Project Vision will focus not just on low-income areas, but on neighborhoods that are deemed viable but in danger of decline, said Mr. Causey.

The area chosen covers eight square miles in the heart of Baltimore from Gwynns Falls in the west to Patterson Park in the east, from Druid Hill Park in the north, to Carroll Park in the south.

This week, the Board of Estimates is expected to award to P. Flanigan & Sons, a Baltimore-based construction firm, a $458,267 contract to resurface the first five Project Vision sites, including Lafayette Avenue.

Another 10 projects are expected to be offered for bid later thi year.

Lafayette Avenue represents much of what Project Vision advocates would like to accomplish. "It's not one of the best neighborhoods in the city," said Michael E. Gibbs, a city planner, "but it is prototypical of the communities that are being rehabilitated."

The median income for households in Upton is $8,772, according to the 1990 census. The 11,464 people who live in these 80 city blocks reported 1,468 crimes in 1990, including 18 rapes, 11 homicides and 142 armed robberies. The number of women rearing children is about 10 times the number of married couples with children.

A recent visit to Lafayette Avenue found Upton residents indifferent to any resurfacing of Lafayette Avenue. Instead, they were eager to find out if any jobs will become available and how and where they could apply.

"The way I look at it fixing up a street isn't going to help," said Freddie Moore, 37, a disabled warehouse worker and Lafayette Avenue tenant.

"Fixing up houses could. We have a lot of boarded-up houses. Resurface the street, and the cars are just zooming through faster."

The Rev. Marvis P. May, pastor of Macedonia Baptist Church on Lafayette Avenue, said residents need more than getting the street fixed. The money, he said, might be better spent on turning around people's attitudes.
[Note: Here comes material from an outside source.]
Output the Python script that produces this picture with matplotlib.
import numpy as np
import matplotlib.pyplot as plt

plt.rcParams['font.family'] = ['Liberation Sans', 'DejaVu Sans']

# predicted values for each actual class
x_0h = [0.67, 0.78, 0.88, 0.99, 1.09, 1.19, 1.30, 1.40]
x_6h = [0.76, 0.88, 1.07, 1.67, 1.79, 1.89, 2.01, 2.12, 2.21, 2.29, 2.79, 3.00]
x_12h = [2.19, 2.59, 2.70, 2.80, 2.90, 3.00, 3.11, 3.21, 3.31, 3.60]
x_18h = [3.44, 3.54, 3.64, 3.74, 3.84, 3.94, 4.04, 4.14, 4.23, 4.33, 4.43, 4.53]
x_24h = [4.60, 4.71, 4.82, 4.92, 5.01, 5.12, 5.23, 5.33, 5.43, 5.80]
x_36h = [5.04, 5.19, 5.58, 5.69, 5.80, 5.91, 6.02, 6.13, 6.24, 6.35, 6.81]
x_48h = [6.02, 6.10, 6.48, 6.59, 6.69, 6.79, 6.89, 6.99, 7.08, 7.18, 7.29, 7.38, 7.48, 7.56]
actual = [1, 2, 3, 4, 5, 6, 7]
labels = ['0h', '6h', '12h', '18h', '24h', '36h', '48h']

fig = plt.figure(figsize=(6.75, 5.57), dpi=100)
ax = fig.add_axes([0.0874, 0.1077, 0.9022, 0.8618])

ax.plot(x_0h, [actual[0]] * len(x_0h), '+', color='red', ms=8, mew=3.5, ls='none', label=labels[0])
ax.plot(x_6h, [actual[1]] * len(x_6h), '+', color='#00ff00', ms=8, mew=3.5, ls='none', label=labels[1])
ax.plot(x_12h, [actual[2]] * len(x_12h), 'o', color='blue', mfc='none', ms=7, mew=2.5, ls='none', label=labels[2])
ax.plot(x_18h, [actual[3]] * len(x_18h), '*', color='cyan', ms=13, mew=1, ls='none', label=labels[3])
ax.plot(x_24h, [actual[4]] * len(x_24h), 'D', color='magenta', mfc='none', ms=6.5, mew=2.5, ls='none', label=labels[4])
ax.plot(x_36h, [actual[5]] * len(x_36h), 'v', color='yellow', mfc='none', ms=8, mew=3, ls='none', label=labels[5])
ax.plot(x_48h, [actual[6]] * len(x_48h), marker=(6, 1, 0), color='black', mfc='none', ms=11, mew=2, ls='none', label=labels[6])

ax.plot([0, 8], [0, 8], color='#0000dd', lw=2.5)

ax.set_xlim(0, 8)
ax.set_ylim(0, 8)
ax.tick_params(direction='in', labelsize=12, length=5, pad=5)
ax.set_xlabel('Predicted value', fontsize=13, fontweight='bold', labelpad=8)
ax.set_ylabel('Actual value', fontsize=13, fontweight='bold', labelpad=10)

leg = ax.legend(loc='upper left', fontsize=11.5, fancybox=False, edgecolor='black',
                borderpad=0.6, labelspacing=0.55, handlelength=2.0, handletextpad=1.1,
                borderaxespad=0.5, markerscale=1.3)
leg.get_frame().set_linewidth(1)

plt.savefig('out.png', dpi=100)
"How about a day-care center? Or something that has social implications that could benefit people?" Mr. May said. "Sometimes beautification can have a short-term effect, but this is something they expected to have done a long time ago," he said, noting that pothole repair is considered a normal city service.

City Councilman Lawrence A. Bell III, whose 4th District includes Upton, said he also welcomed any improvement to the street, but was skeptical that it could have any significant benefit to people.
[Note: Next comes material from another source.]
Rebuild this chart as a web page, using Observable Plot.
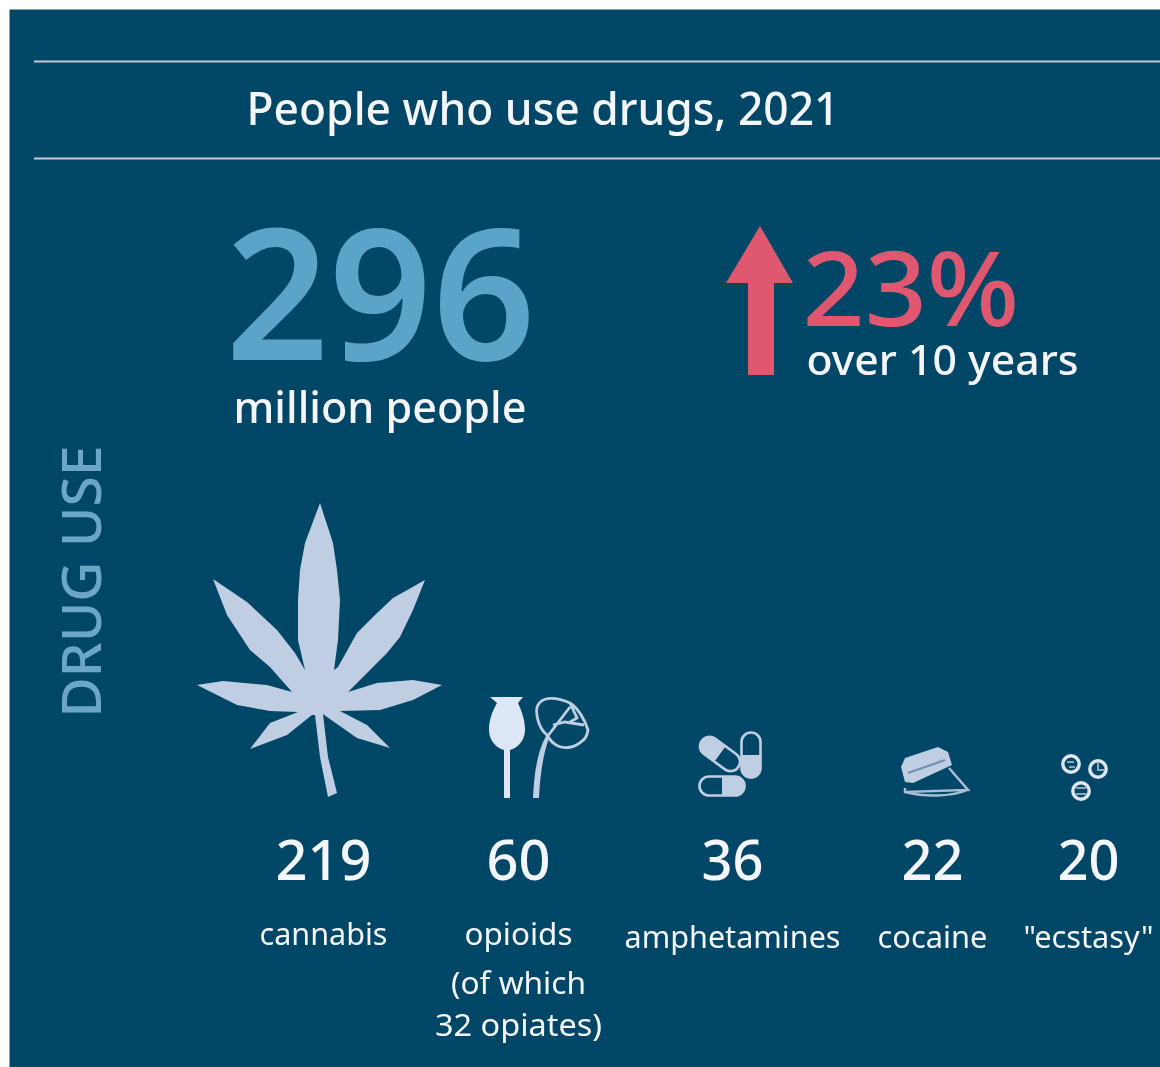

"To be honest, I could think of other areas where we could use the money," Mr. Bell said. "I don't think it could have an earth-shattering effect, but any help is good at this point."

That is also the philosophy of Schmoke administration officials who point out that, at the very least, the money will mean more potholes are fixed, augmenting the $4 million the city spends each year on maintenance.

If the benefits of that government investment can be multiplied -- if a fixed pothole also helps keep some borderline neighborhood from becoming a slum -- then maybe it was spent more wisely than most federal dollars, they say.

"In the end, we should have something that is more than just the sum of its projects," Mr. Causey said. "This could be a pilot project for the country."